How we learn - pedagogy
Much has been said about preferred styles of learning; there are also attempts to tailor content and exercises to personal preferences of individual learners and to automate the learning path. In this context the educational process is individual and it is possible to design it precisely.
On the other hand the concept of social learning stresses the role others play in the process. It seems that we can extract from this academic debate a couple of points, which are useful from our, that is, the practitioner’s, perspective:
- everyone learns differently, depending on the context or specific subject, and it is difficult to ultimately define one unchangeable and always preferred style of learning for a certain person - therefore the more diverse the transmission, the greater the chance that it will be memorized;
- we learn best through actions, so design such activities that will require activity from the learners, which means actions that involve people and media in order to reach specific outcomes;
- appreciate existing knowledge and skills of the learners and refer to them when you design, for example, group work - this way you will use various experiences and give a chance to those with different skills.

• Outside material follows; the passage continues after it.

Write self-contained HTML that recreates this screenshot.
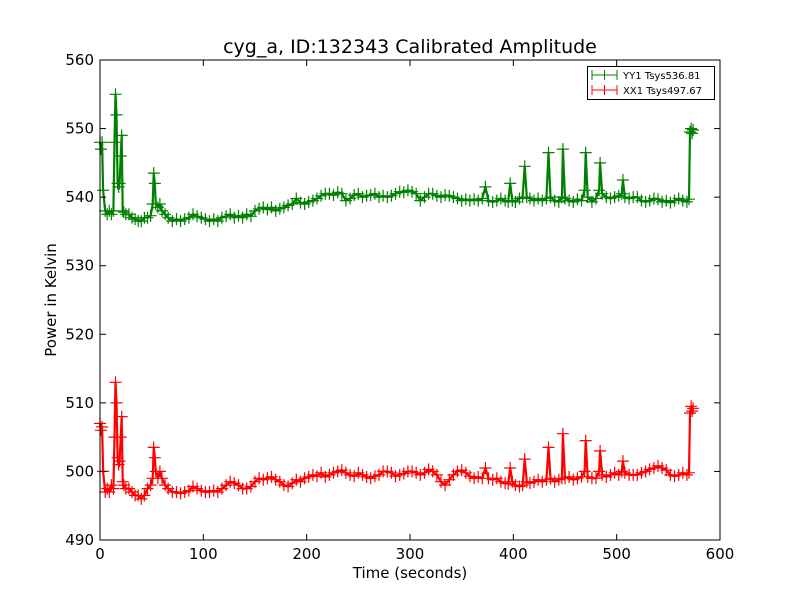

The exercises and activities that you suggest will support (to a greater extent) particular, yet often diverse ways of learning. They should be consistent with the predefined general and specific outcomes, and it’s worth noting that this is often the trap we fall into, especially when designing e-learning activities: we promise to teach how to write poems, yet we only offer a set of poetry to read. Teaching practical skills requires using very precise instructions because learner has to follow the process in order to repeat the operation. It also often involves using both visual clues and text or audio prompts.